Un piano Marshall per far tornare a casa i cristiani iracheni
“I cristiani e gli yazidi non hanno mai partecipato alle violenze settarie ma sono sempre stati vittime di queste violenze, sin dal 2003”, ha detto, infine, monsignor Warda, “e speriamo che la violenza finisca e che lasci spazio al dialogo e alla convivenza che, in Iraq, dura da 1400 anni”. “Il dialogo tra i vari gruppi è stato molto danneggiato ma speriamo che si possa tornare all’epoca d’oro della convivenza”, ha concluso l’arcivescovo, “quando verrà sconfitto l’Isis, avremo una grande opportunità per ricostruire l’Iraq, perché l’Isis ha distrutto la vita di moltissime persone, senza fare distinzioni: ora è tempo di ricostruire l’Iraq imparando dalla storia”. “Serve un nuovo piano Marshall che permetta il rientro dei cristiani nelle zone da cui sono stati cacciati a colpi di bombe e di violenze”, ha detto il direttore di Acs-Italia, Alessandro Monteduro, “le organizzazioni umanitarie, non solo cattoliche, il governo iracheno e la comunità internazionale devono sedersi attorno ad un tavolo per elaborare una strategia che consenta a cristiani e yazidi di tornare nelle loro case”. I cristiani che vogliono tornare nei villaggi devastati dalla furia del Califfato, secondo Acs-Italia, sono il 60% dei circa 100mila che hanno dovuto lasciare la piana di Ninive.
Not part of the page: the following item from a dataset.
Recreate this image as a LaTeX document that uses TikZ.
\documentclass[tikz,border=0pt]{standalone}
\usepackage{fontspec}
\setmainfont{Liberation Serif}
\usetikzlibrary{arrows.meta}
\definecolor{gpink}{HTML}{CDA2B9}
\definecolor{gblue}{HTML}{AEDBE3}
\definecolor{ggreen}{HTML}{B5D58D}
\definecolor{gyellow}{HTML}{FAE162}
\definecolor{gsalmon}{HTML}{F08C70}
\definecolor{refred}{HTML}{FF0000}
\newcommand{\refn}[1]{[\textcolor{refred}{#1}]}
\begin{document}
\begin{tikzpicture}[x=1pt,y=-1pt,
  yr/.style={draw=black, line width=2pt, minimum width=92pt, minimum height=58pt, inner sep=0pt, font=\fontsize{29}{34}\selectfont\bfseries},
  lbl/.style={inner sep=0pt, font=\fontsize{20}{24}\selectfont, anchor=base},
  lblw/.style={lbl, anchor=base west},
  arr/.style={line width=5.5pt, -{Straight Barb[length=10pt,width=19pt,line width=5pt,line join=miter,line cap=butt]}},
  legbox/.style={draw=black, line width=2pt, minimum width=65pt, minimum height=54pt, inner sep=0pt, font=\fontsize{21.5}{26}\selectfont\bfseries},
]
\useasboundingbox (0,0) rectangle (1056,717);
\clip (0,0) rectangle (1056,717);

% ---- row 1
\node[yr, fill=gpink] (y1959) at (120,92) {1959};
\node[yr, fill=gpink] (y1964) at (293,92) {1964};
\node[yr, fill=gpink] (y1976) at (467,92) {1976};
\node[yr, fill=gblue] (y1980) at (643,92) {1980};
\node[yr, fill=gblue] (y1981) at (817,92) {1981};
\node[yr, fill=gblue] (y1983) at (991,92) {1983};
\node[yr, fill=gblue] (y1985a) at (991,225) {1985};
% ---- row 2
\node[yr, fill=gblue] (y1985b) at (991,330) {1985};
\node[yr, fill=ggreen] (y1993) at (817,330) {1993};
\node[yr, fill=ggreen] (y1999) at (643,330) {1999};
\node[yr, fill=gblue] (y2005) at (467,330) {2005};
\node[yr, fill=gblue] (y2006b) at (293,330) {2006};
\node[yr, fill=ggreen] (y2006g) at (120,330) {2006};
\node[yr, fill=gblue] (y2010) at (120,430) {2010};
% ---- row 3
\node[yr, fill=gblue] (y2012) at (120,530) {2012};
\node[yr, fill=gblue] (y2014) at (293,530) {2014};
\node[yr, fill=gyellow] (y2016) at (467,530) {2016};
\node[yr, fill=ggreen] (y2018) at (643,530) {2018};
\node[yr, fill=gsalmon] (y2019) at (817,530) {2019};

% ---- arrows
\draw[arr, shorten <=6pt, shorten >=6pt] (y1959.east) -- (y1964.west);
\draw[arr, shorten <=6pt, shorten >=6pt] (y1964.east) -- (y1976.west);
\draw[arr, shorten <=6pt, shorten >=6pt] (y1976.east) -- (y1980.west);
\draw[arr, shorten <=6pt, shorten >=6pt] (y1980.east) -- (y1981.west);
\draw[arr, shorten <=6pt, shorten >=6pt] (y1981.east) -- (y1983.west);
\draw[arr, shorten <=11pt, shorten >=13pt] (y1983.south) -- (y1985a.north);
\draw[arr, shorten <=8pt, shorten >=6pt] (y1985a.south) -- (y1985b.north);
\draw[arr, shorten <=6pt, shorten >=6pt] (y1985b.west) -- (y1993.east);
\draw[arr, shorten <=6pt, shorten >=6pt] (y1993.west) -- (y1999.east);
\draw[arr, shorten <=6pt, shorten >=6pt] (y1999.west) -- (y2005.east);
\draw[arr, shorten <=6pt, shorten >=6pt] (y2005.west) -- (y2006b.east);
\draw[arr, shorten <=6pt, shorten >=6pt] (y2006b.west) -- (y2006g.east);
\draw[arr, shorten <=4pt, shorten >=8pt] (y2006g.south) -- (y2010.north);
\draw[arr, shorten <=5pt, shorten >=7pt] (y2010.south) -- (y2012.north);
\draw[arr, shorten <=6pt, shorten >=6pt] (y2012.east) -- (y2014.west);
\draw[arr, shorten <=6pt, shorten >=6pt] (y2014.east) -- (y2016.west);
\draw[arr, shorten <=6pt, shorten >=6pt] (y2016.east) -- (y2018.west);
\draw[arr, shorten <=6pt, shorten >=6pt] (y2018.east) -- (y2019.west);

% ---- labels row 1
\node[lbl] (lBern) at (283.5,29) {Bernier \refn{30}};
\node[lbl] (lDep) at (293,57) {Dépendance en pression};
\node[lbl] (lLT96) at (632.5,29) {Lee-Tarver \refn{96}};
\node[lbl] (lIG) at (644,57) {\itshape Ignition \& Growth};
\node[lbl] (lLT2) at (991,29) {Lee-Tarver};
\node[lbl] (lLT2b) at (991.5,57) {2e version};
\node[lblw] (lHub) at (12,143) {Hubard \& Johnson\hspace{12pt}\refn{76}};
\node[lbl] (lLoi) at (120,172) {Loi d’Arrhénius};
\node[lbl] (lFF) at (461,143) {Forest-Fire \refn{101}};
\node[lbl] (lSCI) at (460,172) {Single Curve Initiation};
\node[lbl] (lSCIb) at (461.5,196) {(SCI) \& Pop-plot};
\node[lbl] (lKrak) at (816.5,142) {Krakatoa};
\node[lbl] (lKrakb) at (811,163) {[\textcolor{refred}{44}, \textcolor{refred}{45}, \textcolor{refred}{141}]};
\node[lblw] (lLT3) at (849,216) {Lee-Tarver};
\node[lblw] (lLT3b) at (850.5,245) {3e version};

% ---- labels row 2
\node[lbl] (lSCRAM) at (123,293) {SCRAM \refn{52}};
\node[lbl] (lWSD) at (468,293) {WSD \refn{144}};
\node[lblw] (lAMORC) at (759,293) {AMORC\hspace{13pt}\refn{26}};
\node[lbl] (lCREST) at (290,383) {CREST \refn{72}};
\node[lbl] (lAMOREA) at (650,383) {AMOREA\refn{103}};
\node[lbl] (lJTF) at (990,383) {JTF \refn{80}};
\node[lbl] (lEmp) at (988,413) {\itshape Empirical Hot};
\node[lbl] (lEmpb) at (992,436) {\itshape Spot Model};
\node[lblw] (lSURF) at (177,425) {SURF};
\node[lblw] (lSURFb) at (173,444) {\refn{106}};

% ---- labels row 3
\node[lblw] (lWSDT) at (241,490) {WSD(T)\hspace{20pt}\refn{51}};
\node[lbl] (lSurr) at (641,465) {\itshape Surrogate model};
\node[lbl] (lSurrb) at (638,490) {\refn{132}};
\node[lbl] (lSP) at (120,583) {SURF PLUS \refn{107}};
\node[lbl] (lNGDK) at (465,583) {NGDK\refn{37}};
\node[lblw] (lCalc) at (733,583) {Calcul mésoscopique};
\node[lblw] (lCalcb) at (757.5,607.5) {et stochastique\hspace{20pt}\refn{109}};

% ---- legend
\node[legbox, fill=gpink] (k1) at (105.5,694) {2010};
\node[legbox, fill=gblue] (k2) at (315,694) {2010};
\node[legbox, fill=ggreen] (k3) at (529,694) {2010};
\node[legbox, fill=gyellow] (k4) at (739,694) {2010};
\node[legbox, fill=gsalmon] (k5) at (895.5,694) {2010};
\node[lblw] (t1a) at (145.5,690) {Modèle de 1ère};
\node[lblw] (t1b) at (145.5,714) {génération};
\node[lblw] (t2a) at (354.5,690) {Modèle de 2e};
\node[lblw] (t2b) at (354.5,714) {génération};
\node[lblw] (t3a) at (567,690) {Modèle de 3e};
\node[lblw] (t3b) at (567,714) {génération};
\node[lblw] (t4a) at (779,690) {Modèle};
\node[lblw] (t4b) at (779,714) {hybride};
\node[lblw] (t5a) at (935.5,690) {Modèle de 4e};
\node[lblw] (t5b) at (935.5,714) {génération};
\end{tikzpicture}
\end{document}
E per 5mila famiglie cristiane, Acs sta pagando l’affitto ad Erbil, per garantire loro condizioni di vita dignitose. Ma oltre alla casa, spiega Monteduro, “va dato loro un lavoro e soprattutto vanno garantite condizioni di sicurezza per poter rientrare nelle loro case”. Dove li aspetta la sfida più grande: quella di ricostruire la convivenza pacifica con i vicini musulmani.